Social media is ruining us

I haven’t posted for a while, and I was scraping my brain trying to figure out something I can write about. I don’t know if it is because I am busy, life is changing, or if I’m simply feeling uninspired. After thinking and debating, there is something I want to address: social media.

Prepare yourself, this is a long one.

Here I am, the typical millennial, about to tell you why social media is ruining us. If you would have told high school Julia that college Julia would be saying this, I would have laughed in your face, rolled my eyes, and said “Yeah, sure.” Back in high school (I say that like it was so long ago), I was addicted to social media. Scrolling through Twitter and Instagram consumed my free time, and I liked it.

I wish I could say that I used it to stay up-to-date with what my friends were doing, but that’s just untrue. I did it for the drama. I did it for the convenience. I did it to envy people I wanted to be like, and to tell myself that I need to change in order to do so. In essence, I did it to completely destroy my self-concept and my self-confidence, without even noticing it.

Social media distorts reality. It allows us to create this image of ourselves that isn’t true. We post things for the sake of likes and retweets, not because we really think that way. We twist and contour our bodies to look “skinny” and “perfect,” and if they don’t, we use apps to make them appear that way. We take photos of our faces and smooth out every imperfection. As if people won’t realize you don’t have porcelain-like skin in real life. We create this false sense of who we are, just to appease other people and be more “likeable.”

We see this happening, maybe subconsciously, and unknowingly adapt to fit this mold. We don’t realize that every single one of us is faking it. We portray ourselves as these perfect individuals with these perfect lives, and somehow we all believe it.

No ones life is like this.

No one wakes up with perfect hair and skin. No one eats on a terrace with a beautiful mountain view every morning. No one has a perfect relationship full of gifts, hand holding, and adventures. No. One.

Everyone has flaws.

Everyone wakes up with a zit the size of a mountain on their forehead every once in a while. Everyone spends a day in bed eating Doritos and watching Netflix. Everyone argues with their significant other. Everyone has bad days, they just don’t post it on social media.

Now, this part may sound boring, but it’s the most important. Social media is ruining our communication skills. My minor is communication studies, and I find it absolutely astonishing how many people lack proper communication skills because of social media and phones in general.

In one of my classes, we talked about job interviews. A professional in the industry said that this generation, our generation, is extremely talented. Perhaps even more talented than the generations that have come before us. A resumé will appear on a recruiter’s desk, and the person will seem like a perfect fit, but when they bring that individual in for an interview, everything changes.

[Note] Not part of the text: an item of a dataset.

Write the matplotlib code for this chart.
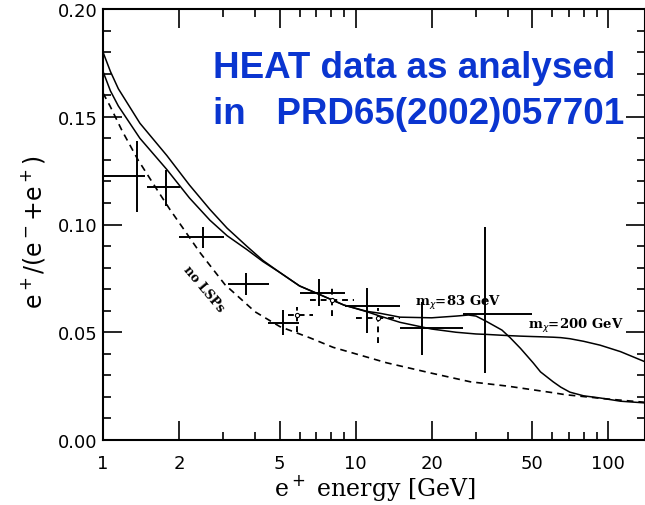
import matplotlib

matplotlib.use("Agg")
import matplotlib.pyplot as plt
import numpy as np
from matplotlib.ticker import FixedLocator, NullFormatter

# positron fraction model curves
E_curve = [1.0, 1.07, 1.15, 1.4, 1.79, 2.2, 2.65, 3.1, 3.72, 4.3, 5.02, 6.0,
           7.24, 9.0, 11.1, 12.5, 15.0, 20.0, 25.0, 28.0, 30.0, 33.0, 38.0,
           41.0, 45.0, 50.5, 54.0, 60.6, 65.0, 70.6, 80.0, 93.0, 112.0, 140.0]
R_200 = [0.180, 0.171, 0.163, 0.147, 0.132, 0.1183, 0.107, 0.0983, 0.0898,
         0.0833, 0.0777, 0.0715, 0.0674, 0.0626, 0.0595, 0.0575, 0.0546,
         0.0515, 0.0500, 0.0495, 0.0492, 0.0490, 0.0486, 0.0484, 0.0482,
         0.0480, 0.0479, 0.0477, 0.0475, 0.0470, 0.0458, 0.0440, 0.0410,
         0.0363]
R_83 = [0.171, 0.162, 0.155, 0.140, 0.1255, 0.1123, 0.102, 0.0948, 0.0883,
        0.0828, 0.0777, 0.0715, 0.0674, 0.0626, 0.0597, 0.0588, 0.057,
        0.0567, 0.0575, 0.058, 0.0575, 0.055, 0.051, 0.0474, 0.0425, 0.0358,
        0.0316, 0.027, 0.0245, 0.0222, 0.0205, 0.0195, 0.018, 0.0172]

# background (no LSP annihilation)
E_bg = [1.0, 1.066, 1.19, 1.376, 1.64, 1.84, 2.06, 2.42, 3.04, 4.0, 5.02,
        6.6, 8.15, 10.0, 13.3, 20.0, 28.5, 40.0, 60.0, 68.0, 100.0, 140.0]
R_bg = [0.161, 0.155, 0.1435, 0.130, 0.116, 0.107, 0.0988, 0.087, 0.0721,
        0.0595, 0.0526, 0.0474, 0.043, 0.040, 0.0358, 0.031, 0.027, 0.025,
        0.022, 0.021, 0.019, 0.0175]

# HEAT points, solid crosses: centre, x range, y range
E_heat = [1.364, 1.776, 2.49, 3.69, 5.17, 7.18, 11.1, 18.4, 32.7]
E_heat_lo = [1.0, 1.49, 2.0, 3.12, 4.5, 6.0, 9.1, 15.0, 26.6]
E_heat_hi = [1.47, 2.02, 3.02, 4.54, 5.98, 9.1, 15.0, 26.6, 50.1]
R_heat = [0.1223, 0.1172, 0.0944, 0.0726, 0.0544, 0.0684, 0.0623, 0.052, 0.0586]
R_heat_lo = [0.106, 0.1084, 0.0893, 0.0674, 0.0488, 0.0623, 0.0498, 0.0395, 0.031]
R_heat_hi = [0.1386, 0.1251, 0.099, 0.0777, 0.0605, 0.0749, 0.0707, 0.0642, 0.099]

# second HEAT set, dashed crosses
E_heat2 = [5.87, 8.07, 12.3]
E_heat2_lo = [5.4, 6.6, 10.0]
E_heat2_hi = [6.8, 9.9, 15.0]
R_heat2 = [0.0580, 0.0650, 0.0565]
R_heat2_lo = [0.0502, 0.0577, 0.0451]
R_heat2_hi = [0.0619, 0.0716, 0.0614]

x_major = [1, 2, 5, 10, 20, 50, 100]
x_minor = [3, 4, 6, 7, 8, 9, 30, 40, 60, 70, 80, 90]


def main():
    fig = plt.figure(figsize=(6.45, 5.06), dpi=100)
    ax = fig.add_axes([103 / 645, 1 - 441 / 506, 542 / 645, 431 / 506])

    ax.plot(E_curve, R_200, color="black", lw=1.1)
    ax.plot(E_curve, R_83, color="black", lw=1.1)
    ax.plot(E_bg, R_bg, color="black", lw=1.2, linestyle=(0, (4, 3)))

    ax.hlines(R_heat, E_heat_lo, E_heat_hi, color="black", lw=1.4)
    ax.vlines(E_heat, R_heat_lo, R_heat_hi, color="black", lw=1.4)
    ax.hlines(R_heat2, E_heat2_lo, E_heat2_hi, color="black", lw=1.4,
              linestyles=(0, (3, 2.5)))
    ax.vlines(E_heat2, R_heat2_lo, R_heat2_hi, color="black", lw=1.4,
              linestyles=(0, (3, 2.5)))
    ax.plot(E_heat2, R_heat2, "o", ms=3, mfc="white", mec="black", mew=0.8)

    ax.text(17.2, 0.0628, r"m$_\chi$=83 GeV", family="DejaVu Serif",
            fontsize=9.5, fontweight="bold", ha="left", va="baseline")
    ax.text(48.3, 0.0520, r"m$_\chi$=200 GeV", family="DejaVu Serif",
            fontsize=9.5, fontweight="bold", ha="left", va="baseline")
    ax.text(2.51, 0.0702, "no LSPs", family="DejaVu Serif", fontsize=9,
            fontweight="bold", rotation=-50, ha="center", va="center")

    ax.set_xscale("log")
    ax.set_xlim(1, 140)
    ax.set_ylim(0, 0.20)
    ax.xaxis.set_major_locator(FixedLocator(x_major))
    ax.xaxis.set_minor_locator(FixedLocator(x_minor))
    ax.xaxis.set_minor_formatter(NullFormatter())
    ax.set_xticklabels([str(v) for v in x_major])
    ax.set_yticks(np.arange(0, 0.201, 0.05))
    ax.set_yticks(np.arange(0, 0.201, 0.01), minor=True)
    ax.set_yticklabels(["0.00", "0.05", "0.10", "0.15", "0.20"])

    ax.tick_params(which="both", direction="in", top=True, right=True,
                   width=1.2, labelsize=13)
    ax.tick_params(which="major", length=13.5)
    ax.tick_params(which="minor", length=5.5)
    ax.tick_params(axis="x", pad=10)
    ax.tick_params(axis="y", pad=4)
    for s in ax.spines.values():
        s.set_linewidth(1.5)

    fig.text(375 / 645, 1 - 488 / 506, r"e$^+$ energy [GeV]",
             family="DejaVu Serif", fontsize=17, ha="center", va="center")
    fig.text(33 / 645, 1 - 232 / 506, r"e$^+$/(e$^-$+e$^+$)", fontsize=17,
             rotation=90, ha="center", va="center")

    blue = "#0a35d0"
    fig.text(213 / 645, 1 - 78 / 506, "HEAT data as analysed", color=blue,
             family="Liberation Sans", fontweight="bold", fontsize=26.5,
             ha="left", va="baseline")
    fig.text(213 / 645, 1 - 124 / 506, "in   PRD65(2002)057701", color=blue,
             family="Liberation Sans", fontweight="bold", fontsize=26.5,
             ha="left", va="baseline")

    fig.savefig("out.png", dpi=100)
    plt.close(fig)


if __name__ == "__main__":
    main()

Why? Because the person cannot communicate. He cannot present himself in a way that shows the interviewers that he is serious, he knows what he is talking about, and that he is the best candidate for the job. Instead, he can barely hold a conversation. He doesn’t make eye contact. He doesn’t project his voice. He doesn’t appear confident at all. He does not know how to communicate in real life with real people because he has been too focused on a screen that fits in his hand. It’s terrifying.

This may seem like a rant, but I promise I’m getting to the point. Social media was designed to be great. It was designed to bring people together from all over the world, and that’s amazing. We can benefit from social media; we just have to change the way we use it.

Instead of using your social media to get more followers, likes, and retweets, use it to connect with people. Connect with others that are like you. Use it to stay up-to-date on the lives of old friends, and even to reconnect with them. Show people your accomplishments and your goals. Talk about a cause that is important to you. Share knowledge that will help others. Social media is so incredibly powerful, but we’re not using it to its full potential. It’s time to change that.


2 thoughts on “Social media is ruining us”

  1. This article is well written. Out of curiosity though, how did you establish the connection between social media and poor communication skills? It seems to me that interviewing is a learned skill that people would not get from daily life. If millenials commonly fail at interviews, wouldn’t that reflect on poor communication education more so than social media? Otherwise, great article, it really stands out from the same repetitive rants we always hear about this generation.

    1. Thank you! I think of it more as not knowing how to properly communicate with people in general. This generation is so used to communicating through technology that they lack general interpersonal skills. I just used an interview as an example!